Quality starts (at least 6 IP, no more than 3 ER) for Phillies starting pitchers up to July 15, 2008…

  • Cole Hamels: 13 QS in 20 starts, 3.15 ERA in those 20 starts
  • Jamie Moyer: 10 QS in 19 starts, 3.95 ERA in those 19 starts
  • Adam Eaton: 10 QS in 19 starts, 5.71 ERA in those 19 starts

Eaton got his facts wrong. More importantly, it shows how weak the quality start is as a metric of performance. Despite having the exact same proportion of quality starts as Moyer, Eaton was almost two full runs per nine innings worse.

Also, Eaton’s recollection is wrong. Eaton made his last start prior to the All-Star break on July 12. He made two appearances out of the bullpen on the 26th and 27th before being demoted.

Granted, there were a lot of horrible games in there, but there were some good ones, too.

Eaton definitely had some good games in there, but he had far too many starts where the Phillies were just completely out of it as a result of his awful pitching.

More to the point, take a look at Eaton’s good starts (we’ll use quality starts) and the offenses he was facing (apologies for the poor image quality) …

Adam Eaton Quality Starts, 2008

Obviously, the last start was against an AL team, so that rank 14 is out of 14 teams.

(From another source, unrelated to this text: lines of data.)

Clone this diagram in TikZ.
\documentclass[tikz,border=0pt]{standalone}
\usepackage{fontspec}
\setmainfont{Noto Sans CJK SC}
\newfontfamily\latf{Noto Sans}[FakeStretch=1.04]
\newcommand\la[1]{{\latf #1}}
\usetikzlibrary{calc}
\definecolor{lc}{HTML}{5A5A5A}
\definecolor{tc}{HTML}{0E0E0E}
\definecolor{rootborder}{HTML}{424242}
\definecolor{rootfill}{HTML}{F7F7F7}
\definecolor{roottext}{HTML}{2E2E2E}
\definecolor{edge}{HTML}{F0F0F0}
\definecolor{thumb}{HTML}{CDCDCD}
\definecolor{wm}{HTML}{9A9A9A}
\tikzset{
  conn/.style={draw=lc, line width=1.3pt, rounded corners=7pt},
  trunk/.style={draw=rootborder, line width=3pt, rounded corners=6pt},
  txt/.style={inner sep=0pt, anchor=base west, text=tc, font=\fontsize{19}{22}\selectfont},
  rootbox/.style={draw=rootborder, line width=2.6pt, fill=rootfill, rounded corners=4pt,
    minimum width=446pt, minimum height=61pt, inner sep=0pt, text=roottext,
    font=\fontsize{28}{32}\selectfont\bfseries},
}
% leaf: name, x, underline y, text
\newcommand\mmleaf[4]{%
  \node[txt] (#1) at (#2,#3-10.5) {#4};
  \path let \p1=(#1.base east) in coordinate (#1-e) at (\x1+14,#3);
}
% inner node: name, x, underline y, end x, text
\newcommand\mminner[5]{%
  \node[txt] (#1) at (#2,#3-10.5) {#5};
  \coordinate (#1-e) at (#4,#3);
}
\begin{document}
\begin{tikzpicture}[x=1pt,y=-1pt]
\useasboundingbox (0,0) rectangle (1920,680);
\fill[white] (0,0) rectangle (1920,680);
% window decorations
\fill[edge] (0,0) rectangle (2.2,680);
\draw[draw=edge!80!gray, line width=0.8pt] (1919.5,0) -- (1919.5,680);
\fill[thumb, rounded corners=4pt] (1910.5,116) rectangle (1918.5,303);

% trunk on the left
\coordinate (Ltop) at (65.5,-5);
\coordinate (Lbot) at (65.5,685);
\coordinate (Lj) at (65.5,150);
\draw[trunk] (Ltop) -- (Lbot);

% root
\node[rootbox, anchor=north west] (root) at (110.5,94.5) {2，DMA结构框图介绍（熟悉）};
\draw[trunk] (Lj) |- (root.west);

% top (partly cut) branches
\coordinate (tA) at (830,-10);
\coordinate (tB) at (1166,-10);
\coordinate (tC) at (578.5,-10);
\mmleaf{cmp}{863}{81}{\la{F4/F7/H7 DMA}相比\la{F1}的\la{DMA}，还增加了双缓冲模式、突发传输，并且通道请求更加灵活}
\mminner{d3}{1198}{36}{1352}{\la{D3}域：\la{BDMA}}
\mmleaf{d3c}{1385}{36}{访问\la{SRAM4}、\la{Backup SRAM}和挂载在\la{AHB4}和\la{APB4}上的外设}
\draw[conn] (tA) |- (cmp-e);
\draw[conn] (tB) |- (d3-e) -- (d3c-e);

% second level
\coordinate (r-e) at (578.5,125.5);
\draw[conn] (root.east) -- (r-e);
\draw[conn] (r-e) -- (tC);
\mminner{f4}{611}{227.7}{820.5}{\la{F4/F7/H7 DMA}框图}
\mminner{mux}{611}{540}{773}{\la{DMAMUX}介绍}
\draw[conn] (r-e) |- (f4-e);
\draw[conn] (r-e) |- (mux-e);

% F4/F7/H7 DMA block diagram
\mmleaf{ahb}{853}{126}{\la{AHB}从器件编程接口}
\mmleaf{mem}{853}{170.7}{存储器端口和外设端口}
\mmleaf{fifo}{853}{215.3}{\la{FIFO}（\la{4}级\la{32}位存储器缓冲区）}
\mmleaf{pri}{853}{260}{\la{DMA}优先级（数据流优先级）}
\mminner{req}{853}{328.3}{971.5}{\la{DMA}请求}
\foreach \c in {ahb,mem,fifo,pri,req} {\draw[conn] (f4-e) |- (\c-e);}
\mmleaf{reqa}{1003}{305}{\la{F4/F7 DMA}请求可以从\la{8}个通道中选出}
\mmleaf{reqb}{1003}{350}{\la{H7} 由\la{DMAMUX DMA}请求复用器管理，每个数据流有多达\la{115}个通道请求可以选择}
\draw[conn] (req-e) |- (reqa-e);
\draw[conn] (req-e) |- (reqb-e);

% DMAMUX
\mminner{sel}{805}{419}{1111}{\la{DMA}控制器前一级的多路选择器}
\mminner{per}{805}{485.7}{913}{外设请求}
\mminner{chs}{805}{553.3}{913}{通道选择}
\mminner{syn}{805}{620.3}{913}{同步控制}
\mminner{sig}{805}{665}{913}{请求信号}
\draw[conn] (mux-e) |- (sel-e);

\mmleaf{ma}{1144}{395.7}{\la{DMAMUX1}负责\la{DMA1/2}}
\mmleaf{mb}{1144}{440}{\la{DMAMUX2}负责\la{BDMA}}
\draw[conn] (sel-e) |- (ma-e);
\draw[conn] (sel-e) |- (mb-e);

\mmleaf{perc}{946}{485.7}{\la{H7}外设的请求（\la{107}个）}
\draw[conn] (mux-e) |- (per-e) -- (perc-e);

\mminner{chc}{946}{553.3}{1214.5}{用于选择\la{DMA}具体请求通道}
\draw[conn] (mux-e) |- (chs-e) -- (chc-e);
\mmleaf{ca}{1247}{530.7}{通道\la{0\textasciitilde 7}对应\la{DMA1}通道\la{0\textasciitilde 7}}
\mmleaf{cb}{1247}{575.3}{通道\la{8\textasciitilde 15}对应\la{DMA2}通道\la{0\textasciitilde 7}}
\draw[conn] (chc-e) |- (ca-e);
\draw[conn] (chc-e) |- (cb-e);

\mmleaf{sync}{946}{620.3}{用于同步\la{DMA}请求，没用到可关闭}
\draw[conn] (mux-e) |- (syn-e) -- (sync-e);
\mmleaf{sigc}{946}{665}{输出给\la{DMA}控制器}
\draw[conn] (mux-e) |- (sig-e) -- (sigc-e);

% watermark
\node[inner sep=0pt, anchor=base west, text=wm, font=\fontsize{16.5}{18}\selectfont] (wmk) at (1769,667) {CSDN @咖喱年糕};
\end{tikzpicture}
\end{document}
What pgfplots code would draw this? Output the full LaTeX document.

The average offensive rank of the teams he notched quality starts against was 9.6, or 10 if you round up. He faced a lot of bad offensive teams.

I haven’t pitched in the big leagues since whenever, July. And they say, ‘Well, go down and get in shape.’ Give me a [bleeping] break. What do you want me to say? You want me to swallow another pill? For what? Waste two weeks down here where I can go spend two weeks with my family? Yeah, sure, I’ll go up there for the World Series. Hey, I’m up on the float. ‘Boo, [bleep] you.’ Great. Would that be any fun for anybody? No. In that regard, not sharing it with my teammates. But it was nice to see them on TV. They’re world [bleeping] champs.

Points for the WFC mention.

Nothing he says here is really wrong, but his tact is just terrible. Any sympathy that he’s trying to earn is diminished with the way he’s illustrating his situation.

From his own description, it sounds like he was unwilling to put in the work to make himself better. Would you expect any team to let a player hang around who was actively being lethargic, especially one who had been piss-poor the previous two seasons while taking in a hefty salary? I, for one, would not. And it seems like the Phillies didn’t want him around either.

I can certainly understand Eaton feeling that “getting in shape” would have been futile but you can’t decline to do so and then expect any kind of a helping hand down the road.

. . .

Adam, good luck whereever you end up. I wish you the best.

But don’t let the door hit you on the way out.